Goal —
Separate out the lines that hold "this".

Information supplied —
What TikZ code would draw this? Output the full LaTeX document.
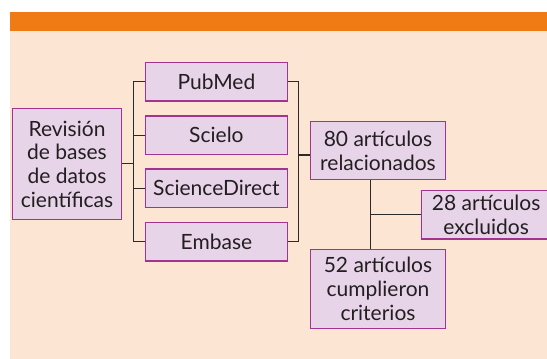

==

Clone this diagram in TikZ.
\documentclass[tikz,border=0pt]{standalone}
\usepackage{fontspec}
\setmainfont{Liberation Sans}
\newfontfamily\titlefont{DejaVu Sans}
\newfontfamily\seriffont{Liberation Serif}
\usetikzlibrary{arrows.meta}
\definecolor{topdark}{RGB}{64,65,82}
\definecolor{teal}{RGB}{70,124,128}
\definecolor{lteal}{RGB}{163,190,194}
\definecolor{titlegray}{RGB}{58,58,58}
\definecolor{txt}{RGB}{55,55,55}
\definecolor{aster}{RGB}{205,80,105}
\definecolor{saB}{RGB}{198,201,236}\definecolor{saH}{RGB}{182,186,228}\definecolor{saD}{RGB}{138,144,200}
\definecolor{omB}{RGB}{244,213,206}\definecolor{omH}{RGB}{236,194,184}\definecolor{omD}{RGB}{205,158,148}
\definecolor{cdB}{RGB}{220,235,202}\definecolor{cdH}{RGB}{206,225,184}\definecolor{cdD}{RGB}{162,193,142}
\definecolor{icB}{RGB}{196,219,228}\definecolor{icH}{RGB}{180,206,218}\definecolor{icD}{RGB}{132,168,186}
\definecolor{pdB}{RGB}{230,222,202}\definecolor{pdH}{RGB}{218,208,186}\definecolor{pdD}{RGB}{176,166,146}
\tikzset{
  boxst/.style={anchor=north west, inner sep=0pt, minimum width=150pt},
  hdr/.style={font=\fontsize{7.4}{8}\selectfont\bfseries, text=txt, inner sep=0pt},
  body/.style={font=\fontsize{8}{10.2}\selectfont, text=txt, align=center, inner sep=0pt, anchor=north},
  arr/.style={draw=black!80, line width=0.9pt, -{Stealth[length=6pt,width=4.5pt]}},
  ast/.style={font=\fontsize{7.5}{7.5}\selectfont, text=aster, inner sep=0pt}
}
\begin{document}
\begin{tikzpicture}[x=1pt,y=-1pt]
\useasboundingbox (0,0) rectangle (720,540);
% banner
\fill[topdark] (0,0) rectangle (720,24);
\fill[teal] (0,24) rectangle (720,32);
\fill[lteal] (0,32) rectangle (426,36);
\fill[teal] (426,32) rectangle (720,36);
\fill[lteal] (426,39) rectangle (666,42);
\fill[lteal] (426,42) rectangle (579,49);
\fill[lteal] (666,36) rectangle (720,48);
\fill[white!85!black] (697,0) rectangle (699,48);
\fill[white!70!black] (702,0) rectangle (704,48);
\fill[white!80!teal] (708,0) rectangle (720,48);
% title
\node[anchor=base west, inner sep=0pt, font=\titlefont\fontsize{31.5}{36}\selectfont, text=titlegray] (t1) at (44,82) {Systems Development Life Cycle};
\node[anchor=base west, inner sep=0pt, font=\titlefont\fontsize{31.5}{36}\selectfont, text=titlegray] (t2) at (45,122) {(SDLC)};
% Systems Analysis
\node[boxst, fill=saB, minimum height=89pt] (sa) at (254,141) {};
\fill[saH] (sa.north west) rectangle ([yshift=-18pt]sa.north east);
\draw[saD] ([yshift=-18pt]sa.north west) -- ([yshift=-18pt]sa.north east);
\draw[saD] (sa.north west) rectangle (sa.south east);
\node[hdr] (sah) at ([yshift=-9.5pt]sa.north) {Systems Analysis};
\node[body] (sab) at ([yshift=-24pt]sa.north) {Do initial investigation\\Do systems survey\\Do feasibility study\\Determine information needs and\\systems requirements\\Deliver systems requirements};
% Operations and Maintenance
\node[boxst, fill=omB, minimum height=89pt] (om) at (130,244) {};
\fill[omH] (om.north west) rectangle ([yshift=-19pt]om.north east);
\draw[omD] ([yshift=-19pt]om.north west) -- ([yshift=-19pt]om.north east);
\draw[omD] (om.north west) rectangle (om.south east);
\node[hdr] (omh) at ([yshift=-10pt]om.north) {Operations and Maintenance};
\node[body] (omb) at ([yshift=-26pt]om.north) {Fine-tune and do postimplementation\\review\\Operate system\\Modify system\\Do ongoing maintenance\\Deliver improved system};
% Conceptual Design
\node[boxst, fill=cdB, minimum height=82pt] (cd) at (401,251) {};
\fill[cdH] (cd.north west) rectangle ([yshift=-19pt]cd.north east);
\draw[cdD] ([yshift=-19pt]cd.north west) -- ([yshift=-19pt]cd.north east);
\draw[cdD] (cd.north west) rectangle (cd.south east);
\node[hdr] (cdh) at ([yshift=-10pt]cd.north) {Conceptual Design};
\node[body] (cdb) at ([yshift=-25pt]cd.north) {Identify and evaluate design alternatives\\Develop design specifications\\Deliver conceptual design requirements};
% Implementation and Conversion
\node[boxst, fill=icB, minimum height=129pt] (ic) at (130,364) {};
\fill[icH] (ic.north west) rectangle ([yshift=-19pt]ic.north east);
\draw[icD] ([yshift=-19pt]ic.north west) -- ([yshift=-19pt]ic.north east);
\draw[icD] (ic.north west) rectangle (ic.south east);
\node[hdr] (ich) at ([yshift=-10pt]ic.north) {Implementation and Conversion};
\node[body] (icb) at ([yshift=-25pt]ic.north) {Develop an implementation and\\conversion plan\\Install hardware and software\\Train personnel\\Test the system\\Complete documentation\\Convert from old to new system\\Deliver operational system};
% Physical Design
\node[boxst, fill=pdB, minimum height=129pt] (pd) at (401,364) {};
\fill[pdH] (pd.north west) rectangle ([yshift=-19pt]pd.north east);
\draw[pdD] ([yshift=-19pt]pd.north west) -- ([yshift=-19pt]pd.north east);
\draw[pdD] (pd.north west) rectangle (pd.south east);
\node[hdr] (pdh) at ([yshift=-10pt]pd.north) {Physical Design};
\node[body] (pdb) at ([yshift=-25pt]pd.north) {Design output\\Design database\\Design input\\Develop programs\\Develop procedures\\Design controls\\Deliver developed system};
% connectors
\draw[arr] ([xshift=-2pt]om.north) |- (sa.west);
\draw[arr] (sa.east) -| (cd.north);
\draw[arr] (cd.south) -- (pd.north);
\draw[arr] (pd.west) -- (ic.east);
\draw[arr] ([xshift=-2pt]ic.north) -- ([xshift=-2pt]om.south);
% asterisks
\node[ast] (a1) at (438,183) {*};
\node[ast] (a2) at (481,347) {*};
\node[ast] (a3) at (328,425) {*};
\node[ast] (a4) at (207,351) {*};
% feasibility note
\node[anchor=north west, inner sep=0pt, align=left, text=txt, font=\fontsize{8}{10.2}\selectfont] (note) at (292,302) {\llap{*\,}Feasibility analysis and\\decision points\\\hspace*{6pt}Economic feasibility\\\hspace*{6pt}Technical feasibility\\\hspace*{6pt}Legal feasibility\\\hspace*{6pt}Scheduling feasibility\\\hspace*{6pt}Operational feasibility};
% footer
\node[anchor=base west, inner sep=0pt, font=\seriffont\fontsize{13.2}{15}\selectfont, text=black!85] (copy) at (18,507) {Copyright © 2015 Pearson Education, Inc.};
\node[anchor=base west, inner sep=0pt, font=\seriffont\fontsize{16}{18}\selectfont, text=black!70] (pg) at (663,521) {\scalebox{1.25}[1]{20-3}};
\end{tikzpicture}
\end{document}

Task output —
What TikZ code would draw this? Output the full LaTeX document.
Clone this diagram in TikZ.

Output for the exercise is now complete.